The whole process took about four hours.

Markey said he’d only just gotten through the door at home when they were tasked again, this time for a man who was lost on Mount Fromme. He too was visiting B.C.

Somewhere in his trip planning, the man in his 20s has been misinformed that he could catch the Grouse Mountain tram from the top of Mountain Highway. Instead, he ended up following an old access road, hoping to make it to the top, but then got off trail and wound up in a drainage leading to Meech Lake, just west of the summit of Mount Fromme. The whole time, he’d just been wearing street clothes.

“He ended up being soaking wet through and cold and it was getting dark,” Markey said.

Again, it was easy to reach the area with a 4x4 but it took team members another hour to hike in the rest of the way with proper boots and warm clothes for the man.

“He was quite scared as it got dark,” he said. “He was obviously very thankful to have been rescued.”

Every year at this time, North Shore Rescue volunteers are sent after hikers who’ve misjudged the warm weather at sea level and assumed the trails were free of snow. Markey said anyone going into the mountains should be carrying microspikes with them well into July.

“You’ve still got a lot of old rotten snow around,” he said. “Be aware that you can break through the snow quite easily and into creeks or ponds. It’s quite unstable snow at this time of year.”

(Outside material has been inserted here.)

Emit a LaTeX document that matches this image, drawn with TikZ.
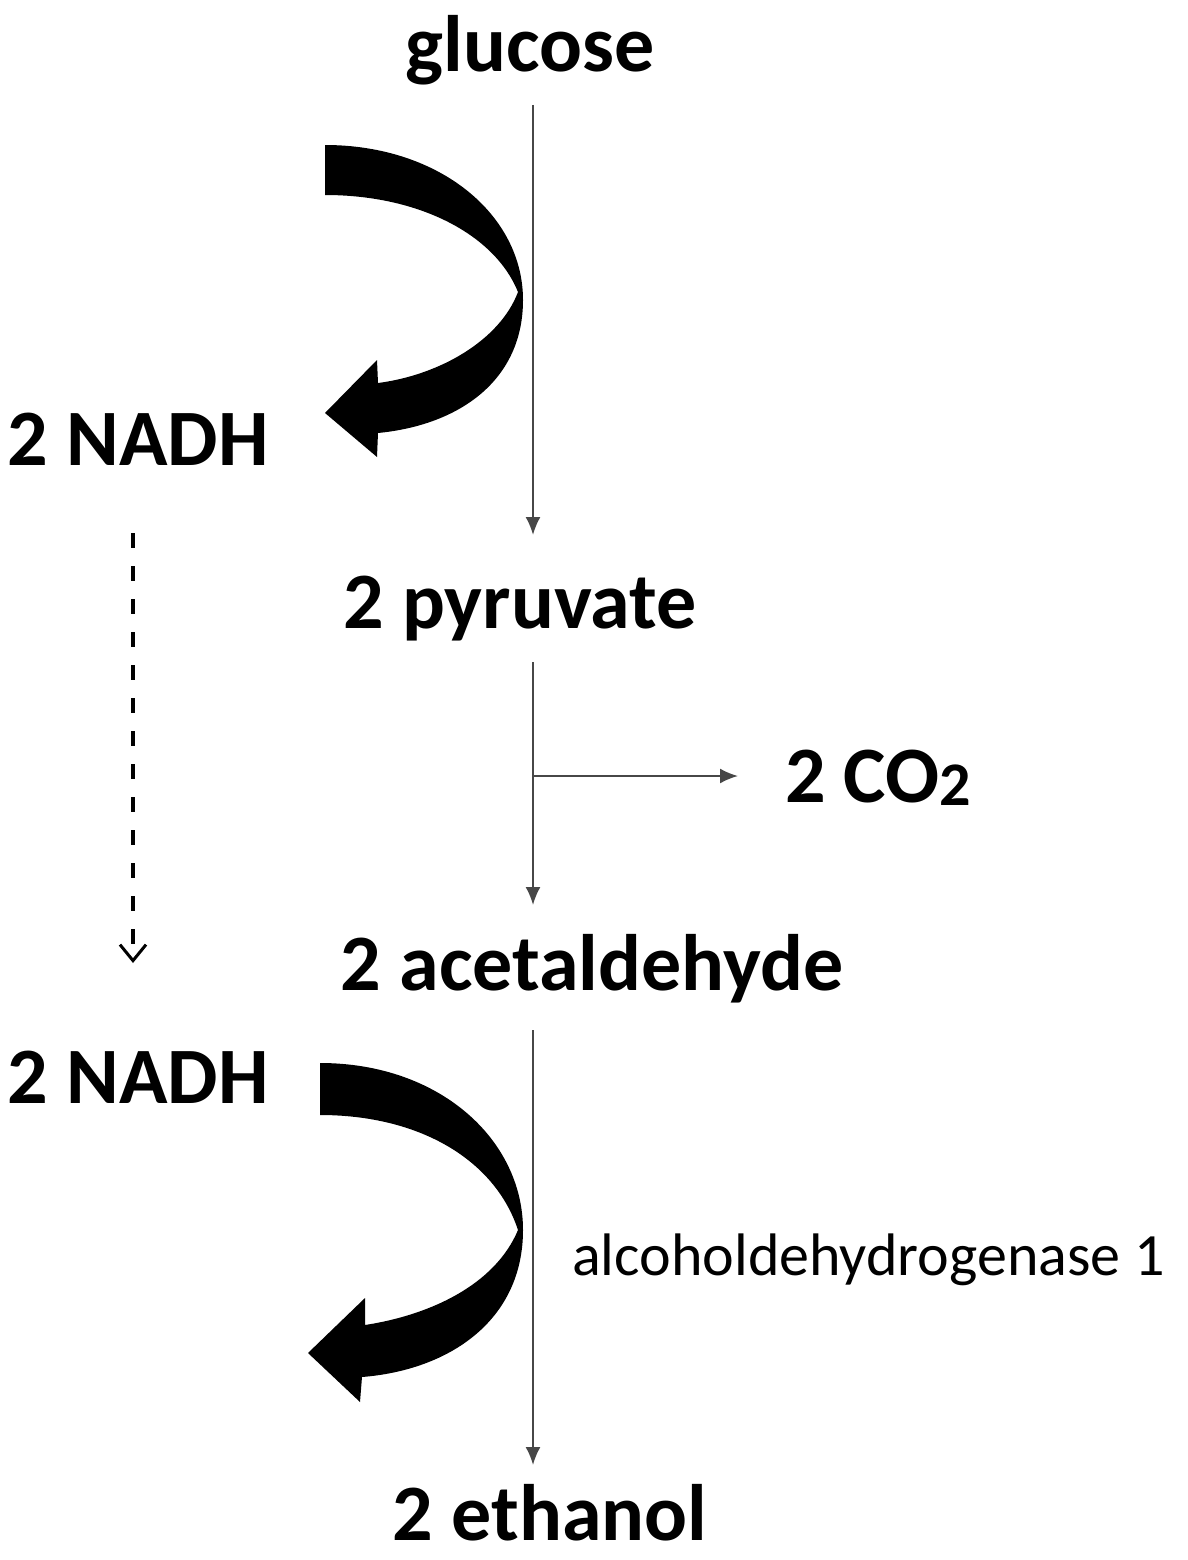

Both subjects did the right thing by calling for help and staying put while they waited for rescuers, Markey said, but they were also both lacking local knowledge and hiking alone, which North Shore Rescue always advises against.

And Markey added the subjects were lucky to have been in locations with cell reception, which isn’t the case for much of the backcountry.

“It could have been pretty tough if these guys had not been able to call out,” he said.